Le quinquagénaire n’aurait lui-même jamais subi d’abus sexuel. Selon le psychiatre, Steve vivait une accoutumance à toutes sortes de formes de pornographies depuis sa majorité et une baisse de désir sexuel de la part de son épouse. «Il a besoin d’un support visuel pour pratiquer l’onanisme, son imagination ne suffit pas», a ajouté l’expert. Le prévenu aimait visionner des images de très jeunes filles dénudées dans des positions lascives et suggestives ou pratiquant des actes sexuels divers, mais n’aurait jamais ressenti le besoin de passer lui-même à l’acte en s’attaquant à l’une d’elles.
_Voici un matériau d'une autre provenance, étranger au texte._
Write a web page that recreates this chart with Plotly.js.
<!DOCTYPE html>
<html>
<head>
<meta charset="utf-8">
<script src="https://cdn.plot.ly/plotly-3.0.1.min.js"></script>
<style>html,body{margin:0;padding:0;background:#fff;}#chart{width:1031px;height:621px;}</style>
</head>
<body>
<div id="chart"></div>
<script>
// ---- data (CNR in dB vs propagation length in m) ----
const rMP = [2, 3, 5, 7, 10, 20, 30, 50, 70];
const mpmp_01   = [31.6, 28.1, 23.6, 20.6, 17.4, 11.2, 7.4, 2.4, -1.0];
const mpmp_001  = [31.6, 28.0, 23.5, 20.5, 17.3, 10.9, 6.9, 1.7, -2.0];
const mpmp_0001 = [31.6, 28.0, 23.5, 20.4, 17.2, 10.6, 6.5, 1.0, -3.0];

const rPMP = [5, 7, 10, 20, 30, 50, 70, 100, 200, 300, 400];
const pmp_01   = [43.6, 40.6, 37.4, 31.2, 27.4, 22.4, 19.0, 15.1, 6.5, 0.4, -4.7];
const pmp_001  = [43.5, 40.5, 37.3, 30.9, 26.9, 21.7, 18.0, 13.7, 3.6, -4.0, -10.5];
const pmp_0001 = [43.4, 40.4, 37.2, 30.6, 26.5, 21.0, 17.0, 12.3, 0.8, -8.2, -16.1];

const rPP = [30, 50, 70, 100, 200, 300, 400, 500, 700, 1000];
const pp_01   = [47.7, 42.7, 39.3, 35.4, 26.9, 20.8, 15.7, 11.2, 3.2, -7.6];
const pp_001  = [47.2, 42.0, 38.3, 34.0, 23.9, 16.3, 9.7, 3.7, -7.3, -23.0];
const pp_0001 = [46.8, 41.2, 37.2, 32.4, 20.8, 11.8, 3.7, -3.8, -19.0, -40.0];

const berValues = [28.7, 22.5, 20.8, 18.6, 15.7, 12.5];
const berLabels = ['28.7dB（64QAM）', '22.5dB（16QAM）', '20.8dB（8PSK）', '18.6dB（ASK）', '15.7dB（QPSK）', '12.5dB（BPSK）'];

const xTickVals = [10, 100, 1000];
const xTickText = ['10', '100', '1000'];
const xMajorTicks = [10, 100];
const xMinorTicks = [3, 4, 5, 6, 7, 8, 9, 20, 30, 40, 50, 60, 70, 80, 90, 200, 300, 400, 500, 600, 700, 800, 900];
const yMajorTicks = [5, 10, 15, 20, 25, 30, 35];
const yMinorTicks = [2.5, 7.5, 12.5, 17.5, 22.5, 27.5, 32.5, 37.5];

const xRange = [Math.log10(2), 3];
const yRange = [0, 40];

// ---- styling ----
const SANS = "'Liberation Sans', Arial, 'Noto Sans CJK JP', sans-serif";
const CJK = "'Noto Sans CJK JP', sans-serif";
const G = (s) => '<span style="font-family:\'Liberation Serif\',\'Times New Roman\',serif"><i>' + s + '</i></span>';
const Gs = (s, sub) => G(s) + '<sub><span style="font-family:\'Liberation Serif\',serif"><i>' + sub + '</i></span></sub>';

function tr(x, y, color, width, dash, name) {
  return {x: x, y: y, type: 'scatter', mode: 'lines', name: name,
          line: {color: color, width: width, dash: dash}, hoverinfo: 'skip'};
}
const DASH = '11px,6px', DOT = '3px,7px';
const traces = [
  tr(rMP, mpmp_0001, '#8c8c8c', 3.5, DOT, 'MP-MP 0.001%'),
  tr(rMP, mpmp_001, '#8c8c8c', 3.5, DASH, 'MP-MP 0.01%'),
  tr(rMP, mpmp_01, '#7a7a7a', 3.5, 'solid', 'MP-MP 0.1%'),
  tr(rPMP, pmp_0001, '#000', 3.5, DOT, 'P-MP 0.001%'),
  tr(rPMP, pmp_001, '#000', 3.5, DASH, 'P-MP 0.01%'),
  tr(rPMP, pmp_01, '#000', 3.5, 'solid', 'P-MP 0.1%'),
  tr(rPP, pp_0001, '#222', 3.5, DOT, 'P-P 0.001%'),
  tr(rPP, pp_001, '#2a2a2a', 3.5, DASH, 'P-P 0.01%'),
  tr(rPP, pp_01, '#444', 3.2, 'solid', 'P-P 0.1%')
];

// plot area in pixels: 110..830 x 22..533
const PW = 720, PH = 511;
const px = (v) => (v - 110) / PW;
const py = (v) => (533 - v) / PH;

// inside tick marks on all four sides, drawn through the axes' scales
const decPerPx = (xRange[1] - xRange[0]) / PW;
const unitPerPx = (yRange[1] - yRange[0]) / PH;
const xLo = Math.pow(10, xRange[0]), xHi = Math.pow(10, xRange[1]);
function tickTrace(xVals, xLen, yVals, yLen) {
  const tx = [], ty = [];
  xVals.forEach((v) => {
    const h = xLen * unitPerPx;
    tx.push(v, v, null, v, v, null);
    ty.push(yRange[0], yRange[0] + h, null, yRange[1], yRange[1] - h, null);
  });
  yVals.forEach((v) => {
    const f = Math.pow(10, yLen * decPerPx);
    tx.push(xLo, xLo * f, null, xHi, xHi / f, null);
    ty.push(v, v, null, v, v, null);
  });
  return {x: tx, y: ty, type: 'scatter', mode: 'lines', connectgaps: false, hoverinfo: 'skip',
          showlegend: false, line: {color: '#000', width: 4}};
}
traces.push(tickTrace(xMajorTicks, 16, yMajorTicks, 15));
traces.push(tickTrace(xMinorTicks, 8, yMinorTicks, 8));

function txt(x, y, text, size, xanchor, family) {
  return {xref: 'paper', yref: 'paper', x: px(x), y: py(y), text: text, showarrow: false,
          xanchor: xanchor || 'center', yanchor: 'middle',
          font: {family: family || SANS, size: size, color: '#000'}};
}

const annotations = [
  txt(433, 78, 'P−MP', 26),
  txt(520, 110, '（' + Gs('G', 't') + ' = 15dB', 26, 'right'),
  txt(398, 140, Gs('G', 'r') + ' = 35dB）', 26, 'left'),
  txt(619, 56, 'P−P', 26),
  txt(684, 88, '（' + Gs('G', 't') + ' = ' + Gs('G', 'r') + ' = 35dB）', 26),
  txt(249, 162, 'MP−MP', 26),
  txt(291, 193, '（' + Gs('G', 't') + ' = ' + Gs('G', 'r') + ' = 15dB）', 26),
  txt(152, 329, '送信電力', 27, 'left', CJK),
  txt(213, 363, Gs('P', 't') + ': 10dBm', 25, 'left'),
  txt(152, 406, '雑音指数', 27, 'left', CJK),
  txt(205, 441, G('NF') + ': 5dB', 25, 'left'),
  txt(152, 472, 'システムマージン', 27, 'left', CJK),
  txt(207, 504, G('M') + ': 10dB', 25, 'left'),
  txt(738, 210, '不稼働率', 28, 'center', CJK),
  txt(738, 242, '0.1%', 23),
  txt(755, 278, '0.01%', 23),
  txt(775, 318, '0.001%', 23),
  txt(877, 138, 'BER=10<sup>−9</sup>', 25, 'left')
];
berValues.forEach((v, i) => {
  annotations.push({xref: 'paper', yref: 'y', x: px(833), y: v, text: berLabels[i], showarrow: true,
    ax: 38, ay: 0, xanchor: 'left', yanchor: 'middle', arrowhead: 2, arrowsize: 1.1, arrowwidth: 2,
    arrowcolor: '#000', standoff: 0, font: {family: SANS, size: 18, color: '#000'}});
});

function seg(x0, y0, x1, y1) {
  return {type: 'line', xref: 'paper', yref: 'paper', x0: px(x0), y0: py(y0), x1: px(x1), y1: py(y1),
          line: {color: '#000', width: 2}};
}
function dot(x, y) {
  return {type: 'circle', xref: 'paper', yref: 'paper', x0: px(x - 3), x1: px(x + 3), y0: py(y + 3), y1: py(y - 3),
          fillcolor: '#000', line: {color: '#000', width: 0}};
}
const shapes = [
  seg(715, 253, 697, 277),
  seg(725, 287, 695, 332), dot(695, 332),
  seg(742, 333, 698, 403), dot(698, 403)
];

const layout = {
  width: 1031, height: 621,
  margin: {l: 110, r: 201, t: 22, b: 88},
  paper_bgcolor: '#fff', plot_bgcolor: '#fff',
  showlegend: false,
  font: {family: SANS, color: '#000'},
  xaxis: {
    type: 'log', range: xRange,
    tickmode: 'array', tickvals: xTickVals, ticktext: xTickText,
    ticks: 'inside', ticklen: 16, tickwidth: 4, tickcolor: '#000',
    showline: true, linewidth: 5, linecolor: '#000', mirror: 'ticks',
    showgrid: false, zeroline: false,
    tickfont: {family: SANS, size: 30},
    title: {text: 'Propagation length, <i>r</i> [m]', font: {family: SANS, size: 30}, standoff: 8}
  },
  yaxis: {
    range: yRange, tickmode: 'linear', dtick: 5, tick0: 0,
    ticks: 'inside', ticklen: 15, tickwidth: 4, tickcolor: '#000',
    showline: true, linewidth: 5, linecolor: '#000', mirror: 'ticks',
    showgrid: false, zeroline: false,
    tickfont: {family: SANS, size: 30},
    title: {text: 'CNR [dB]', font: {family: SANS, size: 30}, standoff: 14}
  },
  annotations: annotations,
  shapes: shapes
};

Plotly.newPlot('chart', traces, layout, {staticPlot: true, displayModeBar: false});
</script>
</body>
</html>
Un argument que met en avant son avocat, ainsi que le fait que Steve n’aurait pas attendu d’être placé sous contrôle judiciaire pour aller chercher de l’aide pour régler son addiction. «Il est honnête, il n’essaye pas de minimiser ses actes ou d’éviter d’en répondre», souligne l’avocat avant de demander une peine de prison la plus basse possible étant donné l’absence d’antécédents judiciaires de son client et ajoute que celle-ci devrait être assortie d’un sursis simple ou probatoire.
Pour la représentante du parquet, le fait qu’il «ne faisait que visionner (…) ne change rien au fait que la pédopornographie est un système qui exploite sexuellement des enfants et des jeunes mineurs». «Le fait de visionner ce type d’images encourage les actes de cette industrie», a-t-elle estimé. «La pédopornographie reste une infraction grave, même si Monsieur n’a que visionné et détenu des images.» Elle souligne également la durée et la fréquence de la consommation de ce type d’images par le prévenu ainsi que son besoin aujourd’hui encore, malgré son traitement, qui émerge encore parfois de l’aveux de Steve lui-même. Le parquet a donc requis une peine d’emprisonnement de 18 mois assortie d’une amende. Il s’oppose à un sursis simple, mais pas à un sursis probatoire assorti de la poursuite de son traitement.
Steve sera fixé sur son sort le 20 mai.